▸ Exercise aim: From the entries below, list each line with "this".

▸ Records supplied:
---

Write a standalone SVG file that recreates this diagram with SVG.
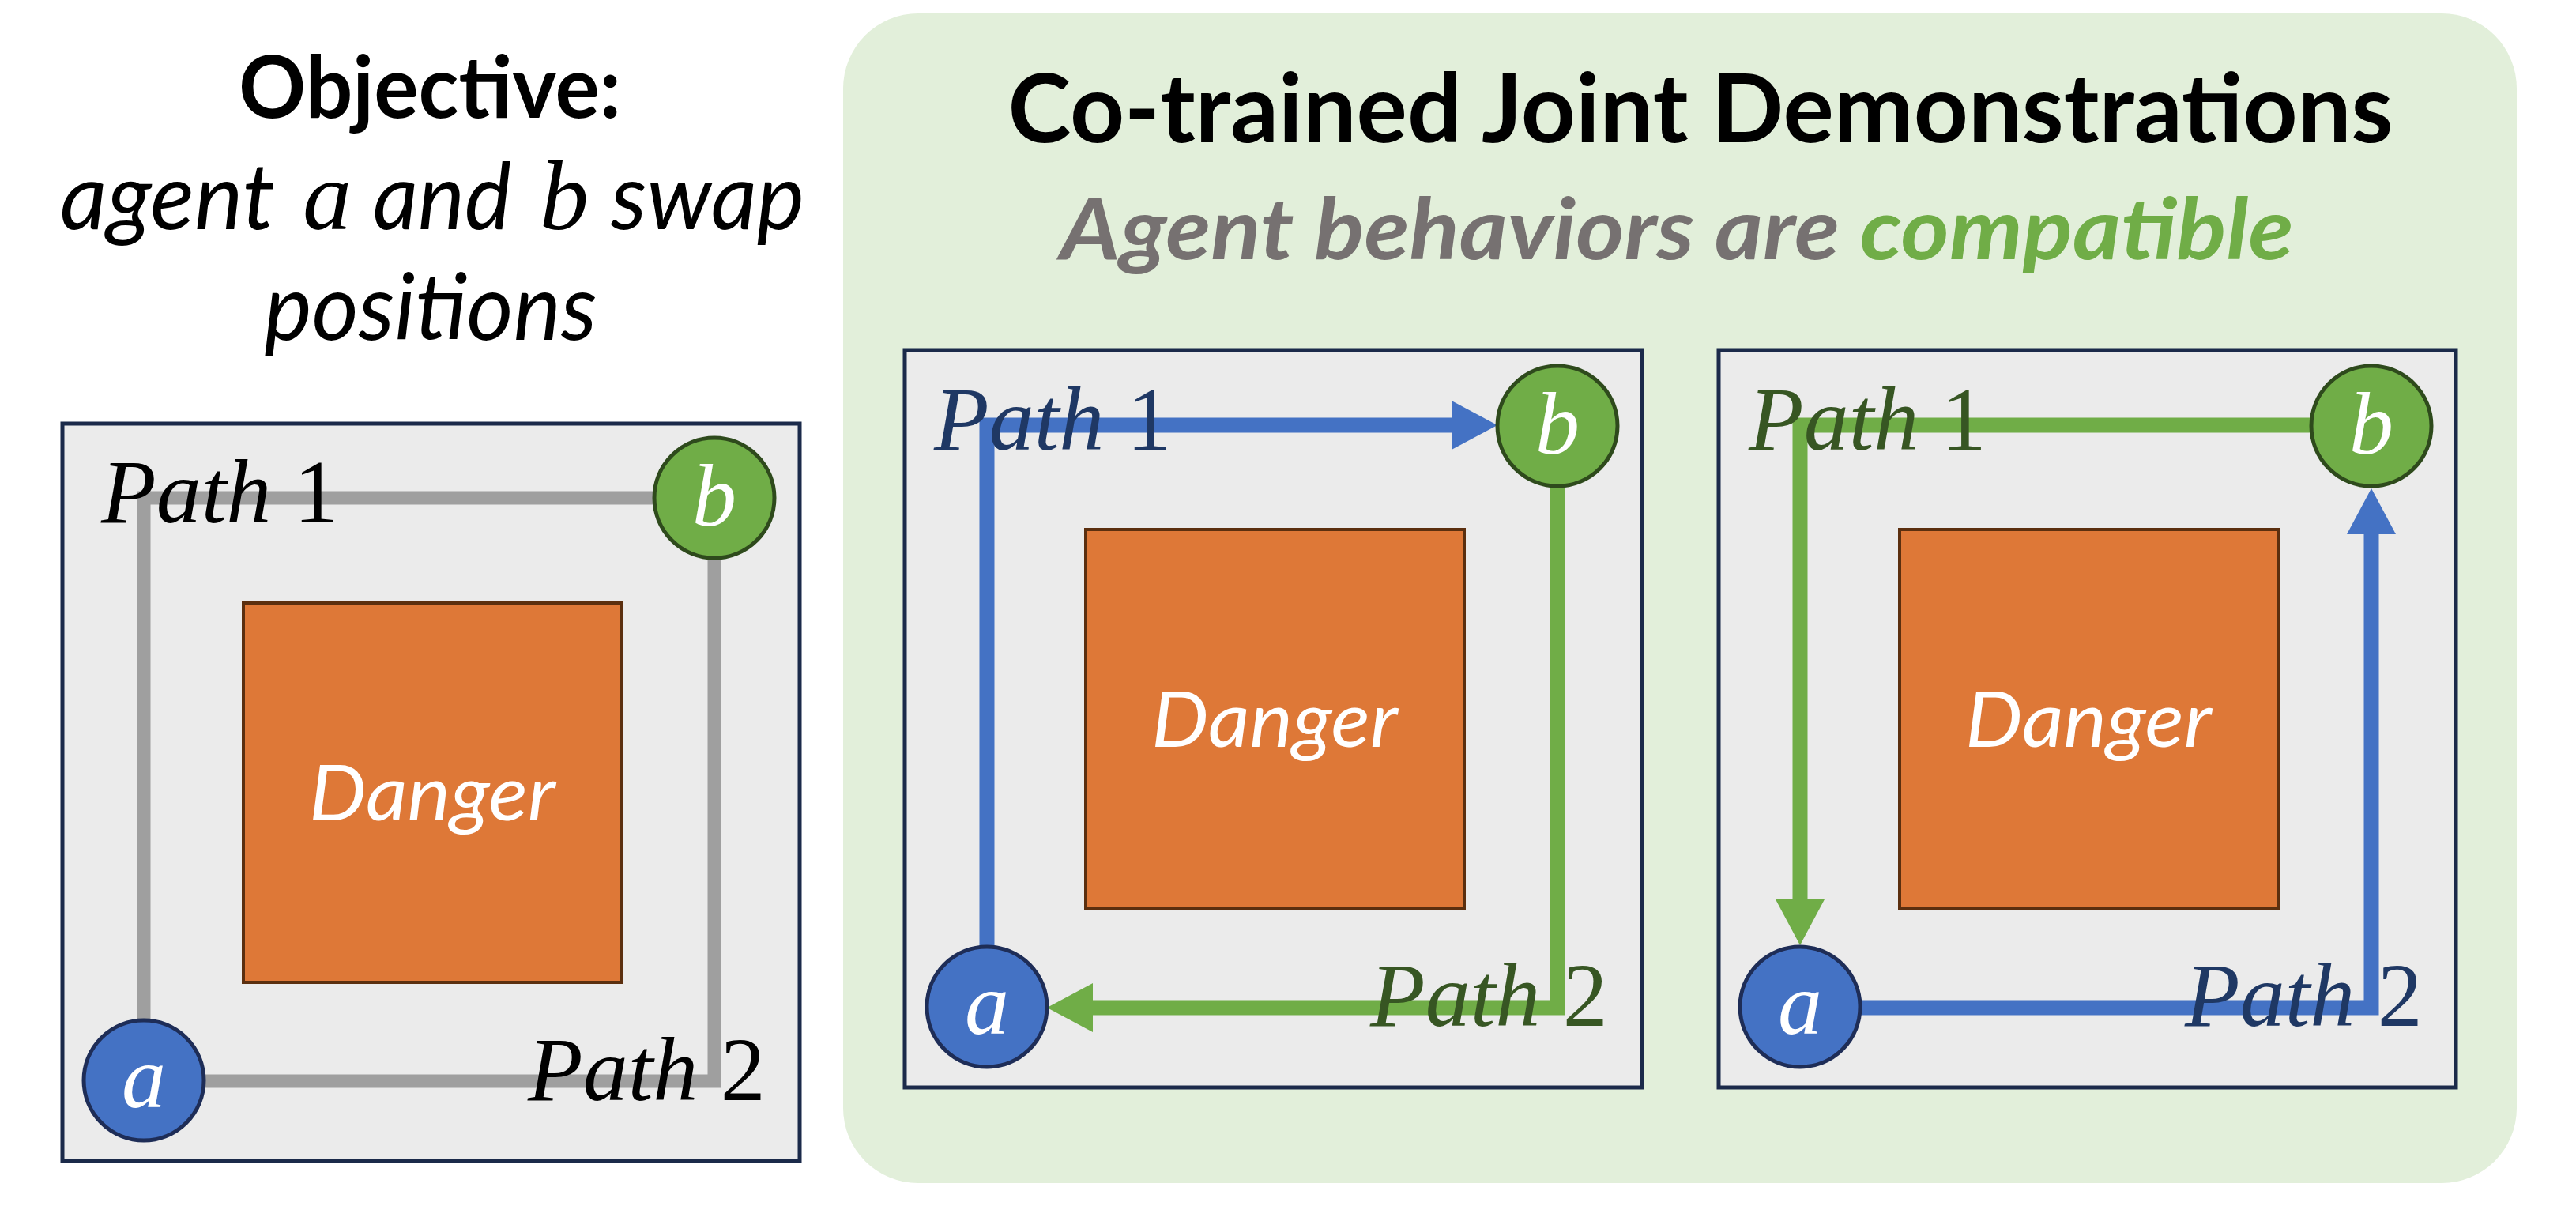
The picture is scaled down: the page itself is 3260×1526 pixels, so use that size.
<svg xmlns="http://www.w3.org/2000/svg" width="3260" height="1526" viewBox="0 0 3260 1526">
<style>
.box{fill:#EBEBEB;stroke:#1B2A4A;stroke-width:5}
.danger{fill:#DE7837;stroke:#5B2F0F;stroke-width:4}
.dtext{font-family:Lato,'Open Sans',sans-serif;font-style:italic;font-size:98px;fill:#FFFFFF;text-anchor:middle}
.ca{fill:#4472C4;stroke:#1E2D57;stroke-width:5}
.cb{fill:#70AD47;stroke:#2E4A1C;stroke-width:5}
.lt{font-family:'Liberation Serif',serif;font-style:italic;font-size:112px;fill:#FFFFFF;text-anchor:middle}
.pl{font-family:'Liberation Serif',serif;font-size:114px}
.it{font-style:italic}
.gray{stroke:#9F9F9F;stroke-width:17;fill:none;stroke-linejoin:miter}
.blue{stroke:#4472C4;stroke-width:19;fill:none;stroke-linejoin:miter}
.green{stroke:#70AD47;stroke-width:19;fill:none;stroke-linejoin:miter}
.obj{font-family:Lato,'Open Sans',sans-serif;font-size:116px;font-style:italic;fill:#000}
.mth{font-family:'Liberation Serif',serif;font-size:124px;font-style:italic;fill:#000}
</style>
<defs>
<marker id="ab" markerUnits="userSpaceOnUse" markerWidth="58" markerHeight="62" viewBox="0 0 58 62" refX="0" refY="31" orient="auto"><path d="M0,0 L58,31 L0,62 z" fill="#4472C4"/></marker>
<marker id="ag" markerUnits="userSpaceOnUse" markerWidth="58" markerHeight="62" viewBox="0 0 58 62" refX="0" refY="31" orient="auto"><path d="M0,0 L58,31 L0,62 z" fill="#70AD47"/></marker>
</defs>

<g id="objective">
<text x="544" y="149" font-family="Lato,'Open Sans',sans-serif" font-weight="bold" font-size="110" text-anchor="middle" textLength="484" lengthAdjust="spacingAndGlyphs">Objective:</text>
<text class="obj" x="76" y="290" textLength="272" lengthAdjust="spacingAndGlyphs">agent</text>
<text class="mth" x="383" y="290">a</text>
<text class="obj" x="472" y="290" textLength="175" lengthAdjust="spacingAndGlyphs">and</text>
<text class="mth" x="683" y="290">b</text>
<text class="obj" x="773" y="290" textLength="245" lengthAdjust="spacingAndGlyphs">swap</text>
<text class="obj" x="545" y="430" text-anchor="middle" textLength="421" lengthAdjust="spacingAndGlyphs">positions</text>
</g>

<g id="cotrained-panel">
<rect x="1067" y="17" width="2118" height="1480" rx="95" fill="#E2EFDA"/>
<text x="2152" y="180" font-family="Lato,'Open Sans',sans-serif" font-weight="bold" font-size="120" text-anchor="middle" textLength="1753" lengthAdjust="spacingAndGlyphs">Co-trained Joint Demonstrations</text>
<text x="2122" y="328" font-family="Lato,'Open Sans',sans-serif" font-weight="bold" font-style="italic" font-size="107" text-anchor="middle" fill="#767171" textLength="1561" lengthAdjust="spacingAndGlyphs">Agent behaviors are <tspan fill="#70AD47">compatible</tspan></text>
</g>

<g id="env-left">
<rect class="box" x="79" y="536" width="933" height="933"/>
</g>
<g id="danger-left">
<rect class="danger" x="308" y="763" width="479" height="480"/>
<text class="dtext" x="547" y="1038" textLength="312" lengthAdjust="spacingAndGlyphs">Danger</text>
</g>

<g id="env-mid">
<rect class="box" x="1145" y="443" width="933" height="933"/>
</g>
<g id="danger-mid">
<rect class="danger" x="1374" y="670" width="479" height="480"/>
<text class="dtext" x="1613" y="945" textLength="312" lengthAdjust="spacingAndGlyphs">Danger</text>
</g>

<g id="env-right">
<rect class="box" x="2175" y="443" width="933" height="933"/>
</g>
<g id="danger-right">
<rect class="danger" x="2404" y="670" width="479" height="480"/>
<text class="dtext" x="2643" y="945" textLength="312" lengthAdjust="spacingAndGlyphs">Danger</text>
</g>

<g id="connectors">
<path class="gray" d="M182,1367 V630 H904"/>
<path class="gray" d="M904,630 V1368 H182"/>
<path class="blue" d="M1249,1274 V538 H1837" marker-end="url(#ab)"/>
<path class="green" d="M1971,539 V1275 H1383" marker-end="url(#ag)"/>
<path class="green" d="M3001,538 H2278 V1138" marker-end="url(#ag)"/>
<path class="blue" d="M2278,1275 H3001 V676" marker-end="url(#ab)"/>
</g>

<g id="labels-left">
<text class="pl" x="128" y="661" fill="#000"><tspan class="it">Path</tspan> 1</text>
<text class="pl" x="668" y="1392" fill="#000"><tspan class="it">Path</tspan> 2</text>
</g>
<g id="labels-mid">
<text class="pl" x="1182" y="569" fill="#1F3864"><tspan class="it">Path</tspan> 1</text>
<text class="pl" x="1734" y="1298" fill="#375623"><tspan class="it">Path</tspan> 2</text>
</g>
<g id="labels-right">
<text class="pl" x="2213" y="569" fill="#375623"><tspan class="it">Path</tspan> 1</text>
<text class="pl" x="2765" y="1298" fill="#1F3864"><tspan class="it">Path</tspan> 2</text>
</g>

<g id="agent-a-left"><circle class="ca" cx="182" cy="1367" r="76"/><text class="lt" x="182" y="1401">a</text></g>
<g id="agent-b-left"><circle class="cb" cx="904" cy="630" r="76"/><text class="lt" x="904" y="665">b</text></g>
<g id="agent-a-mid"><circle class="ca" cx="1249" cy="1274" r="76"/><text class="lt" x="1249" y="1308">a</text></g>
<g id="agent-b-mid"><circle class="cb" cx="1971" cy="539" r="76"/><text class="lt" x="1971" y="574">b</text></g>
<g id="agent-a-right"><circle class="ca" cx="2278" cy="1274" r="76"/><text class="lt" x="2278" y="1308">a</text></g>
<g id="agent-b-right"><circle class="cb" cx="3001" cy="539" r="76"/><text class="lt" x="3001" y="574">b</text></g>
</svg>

---

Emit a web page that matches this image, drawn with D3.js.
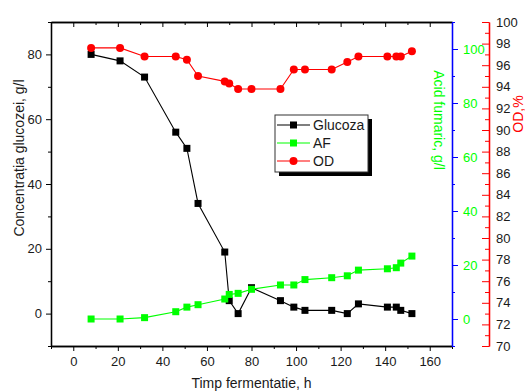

---

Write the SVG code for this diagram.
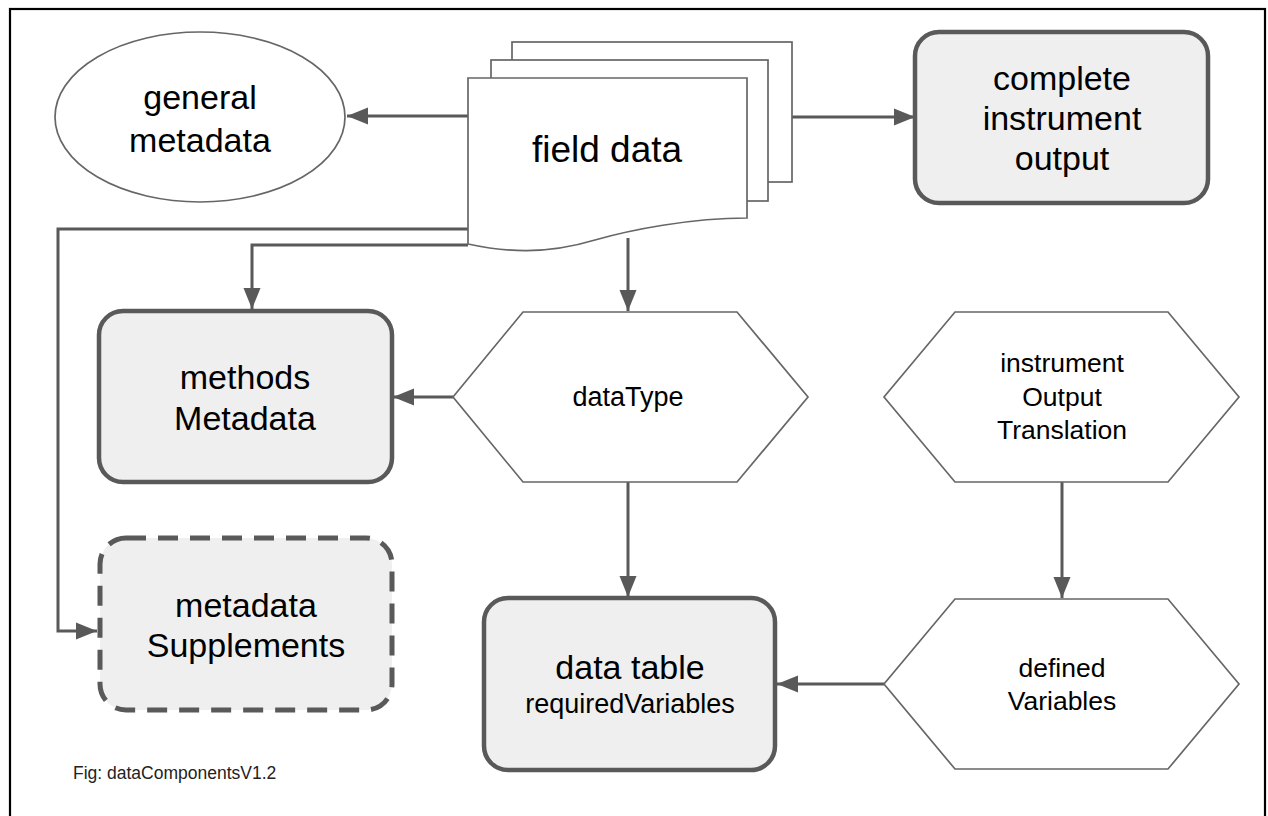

---

▸ Complete output:
Write a standalone SVG file that recreates this diagram with SVG.
Emit a web page that matches this image, drawn with D3.js.
Write the SVG code for this diagram.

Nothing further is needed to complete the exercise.